March 23 – Tombo Colorado


Today we landed in Peru at Puerto St. Martin.  There are several interesting excursions that we could have taken and we took one that was to a site of the ruins an Incan city called Tombo Colorado.

The port of St. Martin is really in the middle of nowhere. When you leave the port, you travel for thirty minutes before you encounter any sizable village.  Until then you are travelling in a desert with high sand dunes and no vegetation.

As you head east you start to see vineyards that grow the grape called Pisco.  They make a drink here called Pisco Sour which is one of those drinks that you either like or you can alone.  Marg likes it but I fall into the second group.  Depending on who is making it, a Pisco Sour can either be too sour or too sweet.

The main towns on our way to Tombo were Paracus and Pisco. Both these place are incredibly poor.  The majority of the houses that were visible from the road were square boxes made of sheet metal and roofs of ether tin or thatched vegetation. They don’t seem to have any developed commercial or entertainment area.  Despite the claim from our tour guide that only seven percent live in poverty, we are sure that number is a lot higher.



After about an hour on the bus we arrived in Tombo Colorado.  At the height of the Inca Empire this town had fifteen thousand citizens.  It was there to protect traders from the highlands on their way to the sea.

The first site you see is the town square and the sacrificial alter, where people were sacrificed, including children, to the Gods.  Our guide told us that it was consider a great honour to sacrifice your child.  There were also many holes or windows in the walls of the square where people would bring other offerings that would be used to honour their God.

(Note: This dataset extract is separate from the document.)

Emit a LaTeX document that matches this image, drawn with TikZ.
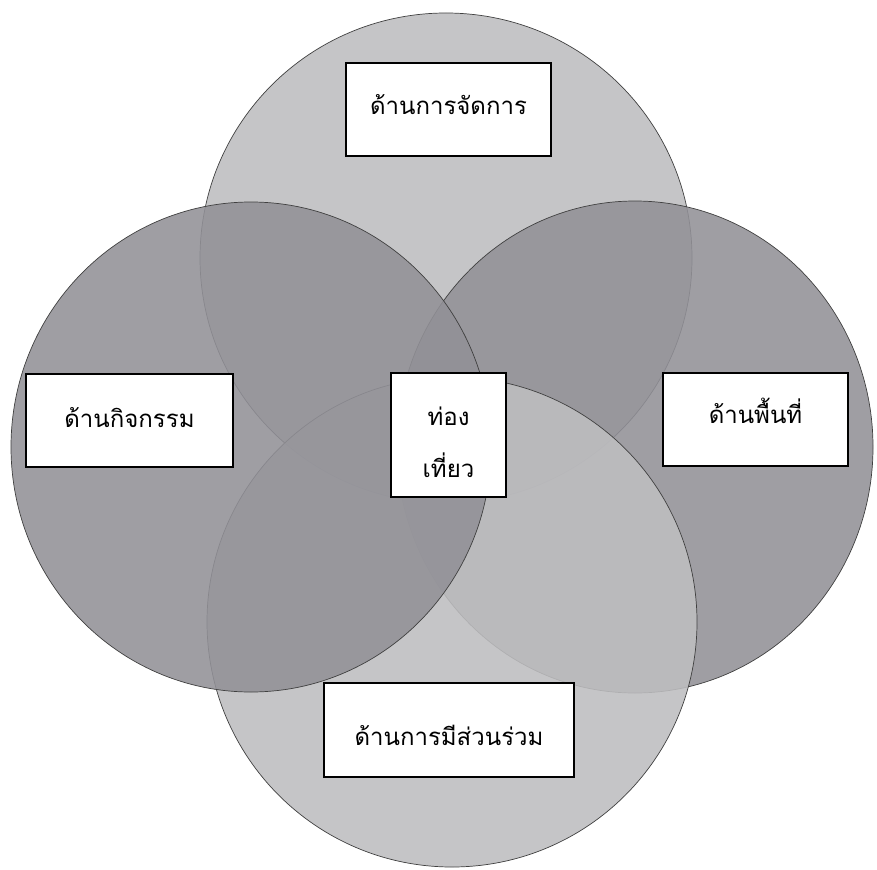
\documentclass[tikz,border=0pt]{standalone}
\usepackage{fontspec}
\newfontfamily\thaifont[Script=Thai]{Loma}
\newcommand{\basedown}[2]{\raisebox{-#1pt}[0pt][0pt]{#2}}
\begin{document}
\begin{tikzpicture}[x=1pt,y=-1pt]
\tikzset{
  setline/.style={draw=black!75, line width=0.7pt},
  lightset/.style={setline, fill={rgb,255:red,190;green,190;blue,192}, fill opacity=0.88},
  darkset/.style={setline, fill={rgb,255:red,146;green,145;blue,151}, fill opacity=0.88},
  labelbox/.style={draw=black, line width=1.4pt, fill=white, inner sep=0pt,
    font=\thaifont\fontsize{24}{52}\selectfont, align=center}
}
\useasboundingbox (0,0) rectangle (877,869);
\fill[white] (0,0) rectangle (877,869);
% sets: drawing order top, right, bottom, left
\path[lightset] (446,258) ellipse [x radius=246, y radius=245];
\path[darkset]  (635,447) ellipse [x radius=238, y radius=246];
\path[lightset] (452,622) ellipse [x radius=245, y radius=245];
\path[darkset]  (251,447) ellipse [x radius=240, y radius=245];
% label boxes
\node[labelbox, minimum width=205pt, minimum height=93pt] (mgmt) at (448.5,109.5) {\basedown{5.5}{ด้านการจัดการ}};
\node[labelbox, minimum width=207pt, minimum height=93pt] (act) at (129.5,420.5) {\basedown{6.5}{ด้านกิจกรรม}};
\node[labelbox, minimum width=185pt, minimum height=93pt] (area) at (755.5,419.5) {\basedown{3.5}{ด้านพื้นที่}};
\node[labelbox, minimum width=250pt, minimum height=94pt] (part) at (449,730) {\basedown{15}{ด้านการมีส่วนร่วม}};
\node[labelbox, minimum width=115pt, minimum height=124pt] (tour) at (448.5,435) {\basedown{16}{ท่อง}\\\basedown{16}{เที่ยว}};
\end{tikzpicture}
\end{document}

The mayor’s house was a huge monstrosity of interconnecting rooms made from adobe clay.  It was quite easy to get lost in this maze of rooms.  There was one room where an aqueduct feed a shower.  It was not quite as elaborate as the Roman baths of Europe, but it is impressive none the less.

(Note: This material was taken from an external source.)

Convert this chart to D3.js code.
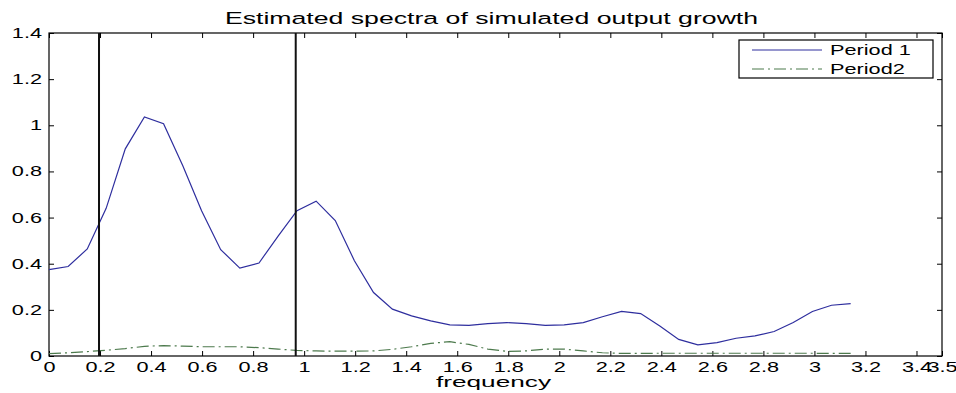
<!DOCTYPE html>
<html>
<head>
<meta charset="utf-8">
<script src="https://cdn.jsdelivr.net/npm/d3@7"></script>
<style>
  body { margin: 0; background: #fff; }
  svg text { font-family: "Liberation Sans", Arial, sans-serif; fill: #000; }
</style>
</head>
<body>
<svg id="chart" width="956" height="393"></svg>
<script>
// frequency grid (0..pi)
const freq = [0, 0.075, 0.150, 0.224, 0.299, 0.374, 0.449, 0.524, 0.598, 0.673, 0.748,
  0.823, 0.898, 0.972, 1.047, 1.122, 1.197, 1.272, 1.346, 1.421, 1.496, 1.571, 1.646,
  1.720, 1.795, 1.870, 1.945, 2.019, 2.094, 2.169, 2.244, 2.319, 2.394, 2.468, 2.543,
  2.618, 2.693, 2.767, 2.842, 2.917, 2.992, 3.067, 3.142];

const period1 = [0.374, 0.388, 0.464, 0.64, 0.898, 1.036, 1.007, 0.826, 0.63, 0.461, 0.381,
  0.403, 0.52, 0.630, 0.671, 0.587, 0.413, 0.275, 0.203, 0.174, 0.152, 0.135, 0.133,
  0.14, 0.145, 0.14, 0.133, 0.135, 0.145, 0.17, 0.193, 0.184, 0.13, 0.072, 0.048,
  0.058, 0.077, 0.087, 0.106, 0.145, 0.193, 0.22, 0.227];

const period2 = [0.010, 0.014, 0.019, 0.025, 0.032, 0.042, 0.045, 0.043, 0.040, 0.040, 0.040,
  0.036, 0.030, 0.024, 0.022, 0.021, 0.021, 0.022, 0.029, 0.040, 0.055, 0.062, 0.050,
  0.030, 0.020, 0.022, 0.030, 0.030, 0.022, 0.014, 0.011, 0.011, 0.012, 0.012, 0.012,
  0.012, 0.012, 0.012, 0.012, 0.012, 0.012, 0.011, 0.011];

// band limits (vertical lines)
const bands = [0.196, 0.967];

const xTicks = [0, 0.2, 0.4, 0.6, 0.8, 1, 1.2, 1.4, 1.6, 1.8, 2, 2.2, 2.4, 2.6, 2.8, 3, 3.2, 3.4, 3.5];
const yTicks = [0, 0.2, 0.4, 0.6, 0.8, 1, 1.2, 1.4];

const seriesNames = ["Period 1", "Period2"];
const seriesColors = ["#2e2e9e", "#4d7a4d"];
const seriesDash = [null, "12,4,2,4"];

const stretch = 1.55; // text in the picture is stretched horizontally

const svg = d3.select("#chart"),
    margin = { top: 33, right: 14, bottom: 37, left: 49 },
    width = +svg.attr("width") - margin.left - margin.right,
    height = +svg.attr("height") - margin.top - margin.bottom,
    g = svg.append("g").attr("transform", "translate(" + margin.left + "," + margin.top + ")");

const x = d3.scaleLinear().domain([0, 3.5]).range([0, width]);
const y = d3.scaleLinear().domain([0, 1.4]).range([height, 0]);

const fmt = d => d3.format("")(+d.toFixed(1));

//axes - ticks inside, on all sides
function styleAxis(sel) {
  sel.select(".domain").remove();
  sel.selectAll(".tick line").attr("stroke", "#000");
}

const xBottom = g.append("g")
  .attr("transform", "translate(0," + height + ")")
  .call(d3.axisBottom(x).tickValues(xTicks).tickSize(-5).tickPadding(6).tickFormat(fmt));
styleAxis(xBottom);
xBottom.selectAll(".tick text")
  .attr("font-size", 14)
  .attr("transform", "scale(" + stretch + ",1)");

const yLeft = g.append("g")
  .call(d3.axisLeft(y).tickValues(yTicks).tickSize(-5).tickPadding(0).tickFormat(fmt));
styleAxis(yLeft);
yLeft.selectAll(".tick text")
  .attr("font-size", 14)
  .attr("x", -7 / stretch)
  .attr("transform", "scale(" + stretch + ",1)");

const xTop = g.append("g")
  .call(d3.axisTop(x).tickValues(xTicks).tickSize(-5).tickFormat(""));
styleAxis(xTop);

const yRight = g.append("g")
  .attr("transform", "translate(" + width + ",0)")
  .call(d3.axisRight(y).tickValues(yTicks).tickSize(-5).tickFormat(""));
styleAxis(yRight);

// box
g.append("rect")
  .attr("width", width).attr("height", height)
  .attr("fill", "none").attr("stroke", "#000").attr("stroke-width", 1.2);

// series
const line = d3.line().x((d, i) => x(freq[i])).y(d => y(d));
[period1, period2].forEach((s, k) => {
  g.append("path")
    .datum(s)
    .attr("d", line)
    .attr("fill", "none")
    .attr("stroke", seriesColors[k])
    .attr("stroke-width", 1.2)
    .attr("stroke-dasharray", seriesDash[k]);
});

// vertical band lines
g.selectAll(".band")
  .data(bands)
  .enter().append("line")
    .attr("class", "band")
    .attr("x1", d => x(d)).attr("x2", d => x(d))
    .attr("y1", 0).attr("y2", height)
    .attr("stroke", "#111").attr("stroke-width", 2);

// title
svg.append("text")
  .attr("transform", "translate(" + (margin.left + width / 2 - 4) + ",24) scale(" + stretch + ",1)")
  .attr("text-anchor", "middle")
  .attr("font-size", 17.2)
  .text("Estimated spectra of simulated output growth");

// x label
svg.append("text")
  .attr("transform", "translate(" + (margin.left + width / 2 - 2) + ",387) scale(1.75,1)")
  .attr("text-anchor", "middle")
  .attr("font-size", 15)
  .text("frequency");

// legend
const legend = g.append("g").attr("transform", "translate(" + (width - 203) + ",7)");
legend.append("rect")
  .attr("width", 194).attr("height", 38)
  .attr("fill", "#fff").attr("stroke", "#000").attr("stroke-width", 1.2);
seriesNames.forEach((name, k) => {
  const ly = 10 + k * 19;
  legend.append("line")
    .attr("x1", 13).attr("x2", 83).attr("y1", ly).attr("y2", ly)
    .attr("stroke", seriesColors[k]).attr("stroke-width", 1.2)
    .attr("stroke-dasharray", seriesDash[k]);
  legend.append("text")
    .attr("transform", "translate(91," + (ly + 5) + ") scale(" + stretch + ",1)")
    .attr("font-size", 14)
    .text(name);
});
</script>
</body>
</html>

In the five hundred years since the decline of the Inca Empire these ruins have withstood earth quakes and robbers in fairly good shape.  Of course none of these buildings have roofs anymore and some of the walls are only partially standing, but you do have a good feel of how they lived.



Back at the boat there was a small flea market, with local vendors selling an assortment of souvenirs. There were obviously a lot of massed produced products, probably produced In China.  But some of the booths had unique articles.

This evening’s entertainment was a Russian violinist named Inna Tolstova. She put on a very energetic show but I must admit that the music selection sounded all the same.

For diner I had a ginger spiced chicken breast and Marg had braised veal.  Both were delicious but Marg had filled up on the appetizers and couldn’t finish the main course.

We switched time zones again and I can not properly sync my android calendar and the my windows calendar, even though they are both using the Google calendar..  I've given up and I'll just use my phone for calendar entries from now until we get into the Eastern Daylight Saving time zone.